(Records excerpted from a collection)
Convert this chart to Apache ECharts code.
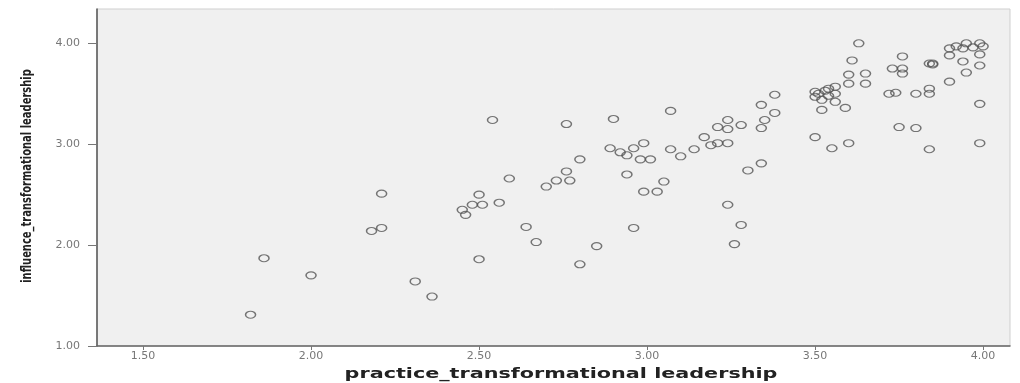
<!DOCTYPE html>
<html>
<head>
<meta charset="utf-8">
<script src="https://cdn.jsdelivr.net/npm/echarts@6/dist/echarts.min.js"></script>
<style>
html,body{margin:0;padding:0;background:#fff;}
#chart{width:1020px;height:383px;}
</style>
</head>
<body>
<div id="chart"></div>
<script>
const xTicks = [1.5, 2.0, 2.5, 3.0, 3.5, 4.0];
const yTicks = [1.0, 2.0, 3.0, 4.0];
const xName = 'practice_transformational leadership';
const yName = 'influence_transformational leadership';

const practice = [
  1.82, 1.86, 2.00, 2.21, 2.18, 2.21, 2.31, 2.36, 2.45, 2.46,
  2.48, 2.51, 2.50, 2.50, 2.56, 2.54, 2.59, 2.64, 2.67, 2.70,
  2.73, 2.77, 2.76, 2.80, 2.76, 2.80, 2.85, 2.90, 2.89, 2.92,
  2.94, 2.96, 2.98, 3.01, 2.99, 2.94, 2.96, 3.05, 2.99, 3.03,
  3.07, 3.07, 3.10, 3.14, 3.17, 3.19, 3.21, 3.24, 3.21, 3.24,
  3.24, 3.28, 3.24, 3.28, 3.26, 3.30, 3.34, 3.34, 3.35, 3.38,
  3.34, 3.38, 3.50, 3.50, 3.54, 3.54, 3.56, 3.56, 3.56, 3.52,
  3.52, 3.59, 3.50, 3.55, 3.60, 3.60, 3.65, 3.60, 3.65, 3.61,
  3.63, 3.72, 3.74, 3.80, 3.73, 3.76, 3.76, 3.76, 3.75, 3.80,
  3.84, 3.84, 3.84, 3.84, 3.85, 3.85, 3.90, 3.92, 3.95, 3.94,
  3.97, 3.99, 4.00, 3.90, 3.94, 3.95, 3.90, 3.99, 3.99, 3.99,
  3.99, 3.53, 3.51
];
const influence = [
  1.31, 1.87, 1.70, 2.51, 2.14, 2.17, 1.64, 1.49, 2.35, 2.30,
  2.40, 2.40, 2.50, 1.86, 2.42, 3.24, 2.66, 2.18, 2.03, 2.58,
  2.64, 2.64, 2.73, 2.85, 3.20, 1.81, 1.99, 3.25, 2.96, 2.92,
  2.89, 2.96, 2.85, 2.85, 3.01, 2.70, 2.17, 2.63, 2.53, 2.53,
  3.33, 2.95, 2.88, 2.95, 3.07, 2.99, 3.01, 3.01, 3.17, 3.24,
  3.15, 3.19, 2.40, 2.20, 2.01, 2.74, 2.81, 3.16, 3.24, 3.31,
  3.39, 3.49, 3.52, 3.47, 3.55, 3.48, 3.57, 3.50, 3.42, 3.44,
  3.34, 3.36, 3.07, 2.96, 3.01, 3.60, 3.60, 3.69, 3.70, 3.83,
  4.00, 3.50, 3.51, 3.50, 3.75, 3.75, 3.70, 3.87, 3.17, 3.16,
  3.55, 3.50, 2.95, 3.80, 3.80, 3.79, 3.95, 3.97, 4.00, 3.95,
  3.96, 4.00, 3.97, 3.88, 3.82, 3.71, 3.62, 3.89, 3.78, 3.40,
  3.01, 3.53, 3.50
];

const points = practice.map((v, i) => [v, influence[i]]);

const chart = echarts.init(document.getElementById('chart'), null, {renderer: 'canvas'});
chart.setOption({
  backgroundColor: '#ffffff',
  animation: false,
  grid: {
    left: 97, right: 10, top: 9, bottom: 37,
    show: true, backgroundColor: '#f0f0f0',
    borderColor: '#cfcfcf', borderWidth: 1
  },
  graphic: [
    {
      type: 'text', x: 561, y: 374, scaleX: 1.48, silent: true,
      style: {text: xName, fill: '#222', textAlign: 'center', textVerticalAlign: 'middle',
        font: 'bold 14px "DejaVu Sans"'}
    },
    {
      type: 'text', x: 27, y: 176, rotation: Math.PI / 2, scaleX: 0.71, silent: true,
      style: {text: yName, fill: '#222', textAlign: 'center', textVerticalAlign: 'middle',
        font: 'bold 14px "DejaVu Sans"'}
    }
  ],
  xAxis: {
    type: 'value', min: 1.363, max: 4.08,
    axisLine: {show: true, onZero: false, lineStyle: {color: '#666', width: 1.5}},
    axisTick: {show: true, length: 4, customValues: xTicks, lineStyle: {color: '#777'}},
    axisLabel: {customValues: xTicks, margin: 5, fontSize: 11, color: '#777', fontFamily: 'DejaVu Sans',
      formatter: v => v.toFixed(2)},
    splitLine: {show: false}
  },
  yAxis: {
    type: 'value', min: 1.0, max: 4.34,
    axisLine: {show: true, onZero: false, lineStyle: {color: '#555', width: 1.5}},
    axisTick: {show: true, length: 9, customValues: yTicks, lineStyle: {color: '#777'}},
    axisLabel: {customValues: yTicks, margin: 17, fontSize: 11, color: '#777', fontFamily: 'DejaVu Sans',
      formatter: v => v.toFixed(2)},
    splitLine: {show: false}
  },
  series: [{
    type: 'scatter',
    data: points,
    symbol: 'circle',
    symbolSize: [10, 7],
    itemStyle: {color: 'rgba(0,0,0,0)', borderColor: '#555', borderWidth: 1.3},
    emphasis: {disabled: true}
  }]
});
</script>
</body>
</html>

...

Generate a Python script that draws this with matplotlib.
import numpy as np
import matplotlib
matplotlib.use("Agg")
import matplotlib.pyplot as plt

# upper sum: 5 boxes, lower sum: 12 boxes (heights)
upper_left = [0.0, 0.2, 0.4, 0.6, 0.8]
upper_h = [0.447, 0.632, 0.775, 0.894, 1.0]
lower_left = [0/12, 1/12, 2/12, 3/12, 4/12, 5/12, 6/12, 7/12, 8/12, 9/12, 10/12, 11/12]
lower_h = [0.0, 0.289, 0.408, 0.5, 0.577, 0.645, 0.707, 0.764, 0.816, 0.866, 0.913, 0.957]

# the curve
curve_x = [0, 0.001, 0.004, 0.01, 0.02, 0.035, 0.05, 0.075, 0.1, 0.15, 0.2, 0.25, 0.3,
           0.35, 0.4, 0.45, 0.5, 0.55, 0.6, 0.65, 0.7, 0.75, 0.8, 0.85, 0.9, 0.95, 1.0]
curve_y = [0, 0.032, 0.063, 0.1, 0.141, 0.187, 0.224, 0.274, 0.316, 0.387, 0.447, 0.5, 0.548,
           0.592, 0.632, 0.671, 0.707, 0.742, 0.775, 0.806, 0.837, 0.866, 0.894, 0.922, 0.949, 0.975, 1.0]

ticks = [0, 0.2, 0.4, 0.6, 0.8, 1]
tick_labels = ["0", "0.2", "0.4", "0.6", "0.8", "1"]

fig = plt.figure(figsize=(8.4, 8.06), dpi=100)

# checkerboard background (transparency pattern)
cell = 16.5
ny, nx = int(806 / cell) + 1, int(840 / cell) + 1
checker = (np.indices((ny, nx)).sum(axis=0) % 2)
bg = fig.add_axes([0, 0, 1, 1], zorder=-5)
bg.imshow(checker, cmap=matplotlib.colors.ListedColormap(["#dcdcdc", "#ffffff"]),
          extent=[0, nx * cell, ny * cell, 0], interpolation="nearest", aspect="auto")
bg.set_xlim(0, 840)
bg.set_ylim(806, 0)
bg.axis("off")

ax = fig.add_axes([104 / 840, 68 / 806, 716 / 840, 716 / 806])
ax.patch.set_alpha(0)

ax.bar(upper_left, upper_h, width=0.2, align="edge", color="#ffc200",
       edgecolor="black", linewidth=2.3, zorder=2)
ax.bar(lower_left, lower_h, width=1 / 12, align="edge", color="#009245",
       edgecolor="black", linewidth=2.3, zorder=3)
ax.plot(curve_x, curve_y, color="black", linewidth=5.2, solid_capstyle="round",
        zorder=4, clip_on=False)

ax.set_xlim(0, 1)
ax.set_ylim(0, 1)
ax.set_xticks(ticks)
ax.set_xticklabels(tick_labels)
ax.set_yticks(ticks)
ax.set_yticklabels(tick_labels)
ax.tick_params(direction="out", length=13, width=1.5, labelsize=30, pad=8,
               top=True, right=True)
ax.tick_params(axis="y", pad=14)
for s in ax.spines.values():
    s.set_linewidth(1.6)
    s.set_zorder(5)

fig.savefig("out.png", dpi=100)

### DO THIS
Write out word for word the lines above that run from the one with "Convert this chart to Apache ECharts code." to the one with "const yName = 'influence_transformational". Include both end lines; exclude the images.

### RESPONSE BELOW
Convert this chart to Apache ECharts code.
<!DOCTYPE html>
<html>
<head>
<meta charset="utf-8">
<script src="https://cdn.jsdelivr.net/npm/echarts@6/dist/echarts.min.js"></script>
<style>
html,body{margin:0;padding:0;background:#fff;}
#chart{width:1020px;height:383px;}
</style>
</head>
<body>
<div id="chart"></div>
<script>
const xTicks = [1.5, 2.0, 2.5, 3.0, 3.5, 4.0];
const yTicks = [1.0, 2.0, 3.0, 4.0];
const xName = 'practice_transformational leadership';
const yName = 'influence_transformational leadership';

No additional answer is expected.